- _INFORMATION SUPPLIED_
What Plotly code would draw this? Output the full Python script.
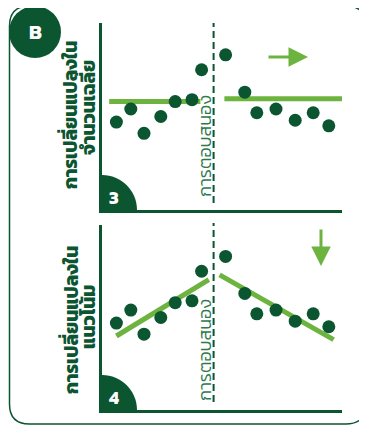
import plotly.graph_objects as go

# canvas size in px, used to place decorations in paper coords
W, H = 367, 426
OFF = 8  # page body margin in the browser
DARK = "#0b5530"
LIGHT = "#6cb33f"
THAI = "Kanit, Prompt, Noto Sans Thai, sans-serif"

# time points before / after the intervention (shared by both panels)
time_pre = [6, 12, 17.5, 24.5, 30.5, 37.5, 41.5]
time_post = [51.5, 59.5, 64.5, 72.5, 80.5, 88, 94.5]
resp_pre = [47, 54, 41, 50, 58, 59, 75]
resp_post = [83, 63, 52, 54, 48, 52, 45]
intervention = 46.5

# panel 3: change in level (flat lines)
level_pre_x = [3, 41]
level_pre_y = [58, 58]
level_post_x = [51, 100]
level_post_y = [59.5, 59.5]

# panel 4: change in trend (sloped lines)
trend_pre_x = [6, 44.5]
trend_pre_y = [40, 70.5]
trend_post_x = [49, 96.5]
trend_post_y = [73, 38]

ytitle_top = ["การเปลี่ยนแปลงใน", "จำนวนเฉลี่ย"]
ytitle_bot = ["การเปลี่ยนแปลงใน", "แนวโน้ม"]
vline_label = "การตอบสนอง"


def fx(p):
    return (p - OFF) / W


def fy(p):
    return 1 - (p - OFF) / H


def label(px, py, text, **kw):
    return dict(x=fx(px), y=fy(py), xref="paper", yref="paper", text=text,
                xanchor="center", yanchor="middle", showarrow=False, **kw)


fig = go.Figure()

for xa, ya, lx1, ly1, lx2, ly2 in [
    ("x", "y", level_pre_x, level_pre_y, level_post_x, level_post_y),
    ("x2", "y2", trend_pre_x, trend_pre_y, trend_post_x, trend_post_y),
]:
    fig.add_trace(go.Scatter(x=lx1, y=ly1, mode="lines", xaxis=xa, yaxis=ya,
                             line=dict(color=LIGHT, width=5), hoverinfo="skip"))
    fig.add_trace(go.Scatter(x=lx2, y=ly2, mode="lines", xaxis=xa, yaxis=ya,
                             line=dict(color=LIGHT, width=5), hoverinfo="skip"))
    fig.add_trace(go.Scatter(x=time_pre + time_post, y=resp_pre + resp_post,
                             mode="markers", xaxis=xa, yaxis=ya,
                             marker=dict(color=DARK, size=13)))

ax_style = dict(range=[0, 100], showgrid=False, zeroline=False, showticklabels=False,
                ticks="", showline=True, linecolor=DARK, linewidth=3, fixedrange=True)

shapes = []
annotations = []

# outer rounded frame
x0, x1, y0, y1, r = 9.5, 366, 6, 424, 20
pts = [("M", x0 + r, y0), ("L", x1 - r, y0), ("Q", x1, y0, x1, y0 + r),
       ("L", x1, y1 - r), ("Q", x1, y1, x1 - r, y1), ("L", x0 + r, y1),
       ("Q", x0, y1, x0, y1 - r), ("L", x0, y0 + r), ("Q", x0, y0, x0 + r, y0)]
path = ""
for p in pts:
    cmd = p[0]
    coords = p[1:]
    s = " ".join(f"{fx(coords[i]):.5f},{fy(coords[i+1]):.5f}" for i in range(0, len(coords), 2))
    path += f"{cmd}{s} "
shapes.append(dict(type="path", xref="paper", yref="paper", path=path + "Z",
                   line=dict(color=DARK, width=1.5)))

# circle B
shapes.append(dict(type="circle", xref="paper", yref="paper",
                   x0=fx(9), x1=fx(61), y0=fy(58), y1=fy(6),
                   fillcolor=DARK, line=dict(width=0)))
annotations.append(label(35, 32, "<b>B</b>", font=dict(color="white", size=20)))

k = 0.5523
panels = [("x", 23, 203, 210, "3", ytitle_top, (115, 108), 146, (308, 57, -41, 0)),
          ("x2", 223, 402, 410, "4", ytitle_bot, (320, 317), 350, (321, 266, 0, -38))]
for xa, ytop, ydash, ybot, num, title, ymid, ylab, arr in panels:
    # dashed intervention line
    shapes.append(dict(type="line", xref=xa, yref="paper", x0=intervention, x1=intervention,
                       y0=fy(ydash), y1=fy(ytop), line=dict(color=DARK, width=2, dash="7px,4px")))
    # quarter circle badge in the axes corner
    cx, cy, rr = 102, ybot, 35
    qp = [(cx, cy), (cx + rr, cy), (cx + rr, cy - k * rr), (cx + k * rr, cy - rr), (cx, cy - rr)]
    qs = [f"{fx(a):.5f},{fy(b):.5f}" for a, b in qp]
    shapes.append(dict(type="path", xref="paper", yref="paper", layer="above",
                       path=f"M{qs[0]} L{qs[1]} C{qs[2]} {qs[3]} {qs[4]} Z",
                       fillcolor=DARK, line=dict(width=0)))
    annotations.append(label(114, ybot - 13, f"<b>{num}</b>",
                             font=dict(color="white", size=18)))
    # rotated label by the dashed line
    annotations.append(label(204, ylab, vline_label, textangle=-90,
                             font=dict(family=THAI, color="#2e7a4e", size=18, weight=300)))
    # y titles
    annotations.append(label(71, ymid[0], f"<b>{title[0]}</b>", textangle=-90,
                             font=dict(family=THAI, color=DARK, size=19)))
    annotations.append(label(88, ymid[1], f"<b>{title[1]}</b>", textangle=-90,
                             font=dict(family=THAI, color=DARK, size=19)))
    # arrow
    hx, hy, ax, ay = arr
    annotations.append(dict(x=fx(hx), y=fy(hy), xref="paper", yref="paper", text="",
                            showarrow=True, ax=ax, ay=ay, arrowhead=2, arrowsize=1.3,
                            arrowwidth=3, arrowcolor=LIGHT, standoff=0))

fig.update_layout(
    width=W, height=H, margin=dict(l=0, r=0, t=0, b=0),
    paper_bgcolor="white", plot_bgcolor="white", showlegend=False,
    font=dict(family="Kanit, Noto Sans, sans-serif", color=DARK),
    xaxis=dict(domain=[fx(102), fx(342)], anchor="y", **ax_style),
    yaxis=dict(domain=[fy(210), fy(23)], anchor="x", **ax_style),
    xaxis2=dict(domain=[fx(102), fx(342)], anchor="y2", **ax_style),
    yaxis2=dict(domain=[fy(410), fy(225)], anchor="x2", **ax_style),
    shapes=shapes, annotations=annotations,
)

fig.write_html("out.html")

- _YOUR INSTRUCTIONS_
Repeat the lines exactly as they stand, from the opening line of the data through the line with "Prompt, Noto Sans". Pictures stay out of the copy.

- _PROBLEM SOLUTION_
What Plotly code would draw this? Output the full Python script.
import plotly.graph_objects as go

# canvas size in px, used to place decorations in paper coords
W, H = 367, 426
OFF = 8  # page body margin in the browser
DARK = "#0b5530"
LIGHT = "#6cb33f"
THAI = "Kanit, Prompt, Noto Sans Thai, sans-serif"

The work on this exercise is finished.